▶ PROBLEM REQUIREMENTS: Output the material exactly, but drop every image it holds.

[Start SUPPLIED DATA]

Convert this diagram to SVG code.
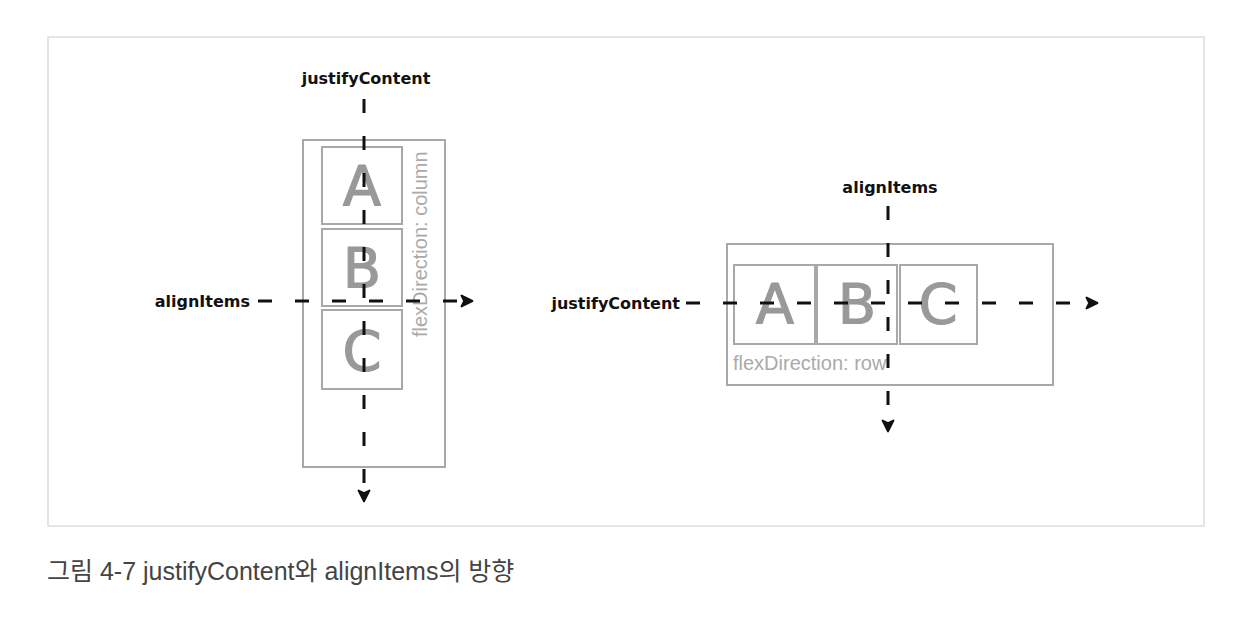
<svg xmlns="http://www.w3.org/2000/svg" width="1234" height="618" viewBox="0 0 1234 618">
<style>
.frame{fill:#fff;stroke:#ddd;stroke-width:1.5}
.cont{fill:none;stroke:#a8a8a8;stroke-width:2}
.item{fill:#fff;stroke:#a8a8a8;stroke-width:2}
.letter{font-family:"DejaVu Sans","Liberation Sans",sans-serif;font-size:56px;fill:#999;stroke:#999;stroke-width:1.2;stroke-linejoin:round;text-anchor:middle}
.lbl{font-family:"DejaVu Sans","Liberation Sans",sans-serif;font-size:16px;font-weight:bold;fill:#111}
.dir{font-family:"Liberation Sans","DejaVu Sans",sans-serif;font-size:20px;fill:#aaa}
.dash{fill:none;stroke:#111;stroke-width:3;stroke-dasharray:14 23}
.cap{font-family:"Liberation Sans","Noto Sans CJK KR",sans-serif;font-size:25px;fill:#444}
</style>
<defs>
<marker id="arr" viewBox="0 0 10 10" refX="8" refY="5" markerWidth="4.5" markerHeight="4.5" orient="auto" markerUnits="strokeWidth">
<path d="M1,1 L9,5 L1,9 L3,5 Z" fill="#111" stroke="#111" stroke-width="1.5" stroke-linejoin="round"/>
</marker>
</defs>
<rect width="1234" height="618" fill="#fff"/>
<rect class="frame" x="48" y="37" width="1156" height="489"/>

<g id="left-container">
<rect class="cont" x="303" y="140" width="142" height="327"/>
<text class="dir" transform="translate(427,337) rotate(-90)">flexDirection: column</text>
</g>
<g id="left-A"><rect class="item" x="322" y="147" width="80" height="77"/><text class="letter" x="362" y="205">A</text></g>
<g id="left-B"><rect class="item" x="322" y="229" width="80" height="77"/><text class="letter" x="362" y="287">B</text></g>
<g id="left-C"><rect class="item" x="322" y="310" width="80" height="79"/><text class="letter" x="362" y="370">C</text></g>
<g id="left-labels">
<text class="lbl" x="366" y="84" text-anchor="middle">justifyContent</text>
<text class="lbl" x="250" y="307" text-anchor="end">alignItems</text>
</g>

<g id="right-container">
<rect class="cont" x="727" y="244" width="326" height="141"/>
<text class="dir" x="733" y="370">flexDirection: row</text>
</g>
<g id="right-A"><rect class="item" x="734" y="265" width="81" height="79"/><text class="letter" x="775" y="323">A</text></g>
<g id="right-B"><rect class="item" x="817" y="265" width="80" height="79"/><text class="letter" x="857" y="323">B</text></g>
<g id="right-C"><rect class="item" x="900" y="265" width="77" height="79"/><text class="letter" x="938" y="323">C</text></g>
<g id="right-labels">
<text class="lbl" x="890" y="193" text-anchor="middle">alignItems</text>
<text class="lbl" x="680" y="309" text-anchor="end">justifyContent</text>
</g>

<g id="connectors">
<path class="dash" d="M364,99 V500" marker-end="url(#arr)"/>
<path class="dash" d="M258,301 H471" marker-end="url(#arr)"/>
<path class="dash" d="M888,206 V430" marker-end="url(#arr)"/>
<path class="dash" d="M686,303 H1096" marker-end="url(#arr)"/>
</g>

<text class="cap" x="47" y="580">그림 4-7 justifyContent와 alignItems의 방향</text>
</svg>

[End SUPPLIED DATA]

▶ TASK SOLUTION:
Convert this diagram to SVG code.
<svg xmlns="http://www.w3.org/2000/svg" width="1234" height="618" viewBox="0 0 1234 618">
<style>
.frame{fill:#fff;stroke:#ddd;stroke-width:1.5}
.cont{fill:none;stroke:#a8a8a8;stroke-width:2}
.item{fill:#fff;stroke:#a8a8a8;stroke-width:2}
.letter{font-family:"DejaVu Sans","Liberation Sans",sans-serif;font-size:56px;fill:#999;stroke:#999;stroke-width:1.2;stroke-linejoin:round;text-anchor:middle}
.lbl{font-family:"DejaVu Sans","Liberation Sans",sans-serif;font-size:16px;font-weight:bold;fill:#111}
.dir{font-family:"Liberation Sans","DejaVu Sans",sans-serif;font-size:20px;fill:#aaa}
.dash{fill:none;stroke:#111;stroke-width:3;stroke-dasharray:14 23}
.cap{font-family:"Liberation Sans","Noto Sans CJK KR",sans-serif;font-size:25px;fill:#444}
</style>
<defs>
<marker id="arr" viewBox="0 0 10 10" refX="8" refY="5" markerWidth="4.5" markerHeight="4.5" orient="auto" markerUnits="strokeWidth">
<path d="M1,1 L9,5 L1,9 L3,5 Z" fill="#111" stroke="#111" stroke-width="1.5" stroke-linejoin="round"/>
</marker>
</defs>
<rect width="1234" height="618" fill="#fff"/>
<rect class="frame" x="48" y="37" width="1156" height="489"/>

<g id="left-container">
<rect class="cont" x="303" y="140" width="142" height="327"/>
<text class="dir" transform="translate(427,337) rotate(-90)">flexDirection: column</text>
</g>
<g id="left-A"><rect class="item" x="322" y="147" width="80" height="77"/><text class="letter" x="362" y="205">A</text></g>
<g id="left-B"><rect class="item" x="322" y="229" width="80" height="77"/><text class="letter" x="362" y="287">B</text></g>
<g id="left-C"><rect class="item" x="322" y="310" width="80" height="79"/><text class="letter" x="362" y="370">C</text></g>
<g id="left-labels">
<text class="lbl" x="366" y="84" text-anchor="middle">justifyContent</text>
<text class="lbl" x="250" y="307" text-anchor="end">alignItems</text>
</g>

<g id="right-container">
<rect class="cont" x="727" y="244" width="326" height="141"/>
<text class="dir" x="733" y="370">flexDirection: row</text>
</g>
<g id="right-A"><rect class="item" x="734" y="265" width="81" height="79"/><text class="letter" x="775" y="323">A</text></g>
<g id="right-B"><rect class="item" x="817" y="265" width="80" height="79"/><text class="letter" x="857" y="323">B</text></g>
<g id="right-C"><rect class="item" x="900" y="265" width="77" height="79"/><text class="letter" x="938" y="323">C</text></g>
<g id="right-labels">
<text class="lbl" x="890" y="193" text-anchor="middle">alignItems</text>
<text class="lbl" x="680" y="309" text-anchor="end">justifyContent</text>
</g>

<g id="connectors">
<path class="dash" d="M364,99 V500" marker-end="url(#arr)"/>
<path class="dash" d="M258,301 H471" marker-end="url(#arr)"/>
<path class="dash" d="M888,206 V430" marker-end="url(#arr)"/>
<path class="dash" d="M686,303 H1096" marker-end="url(#arr)"/>
</g>

<text class="cap" x="47" y="580">그림 4-7 justifyContent와 alignItems의 방향</text>
</svg>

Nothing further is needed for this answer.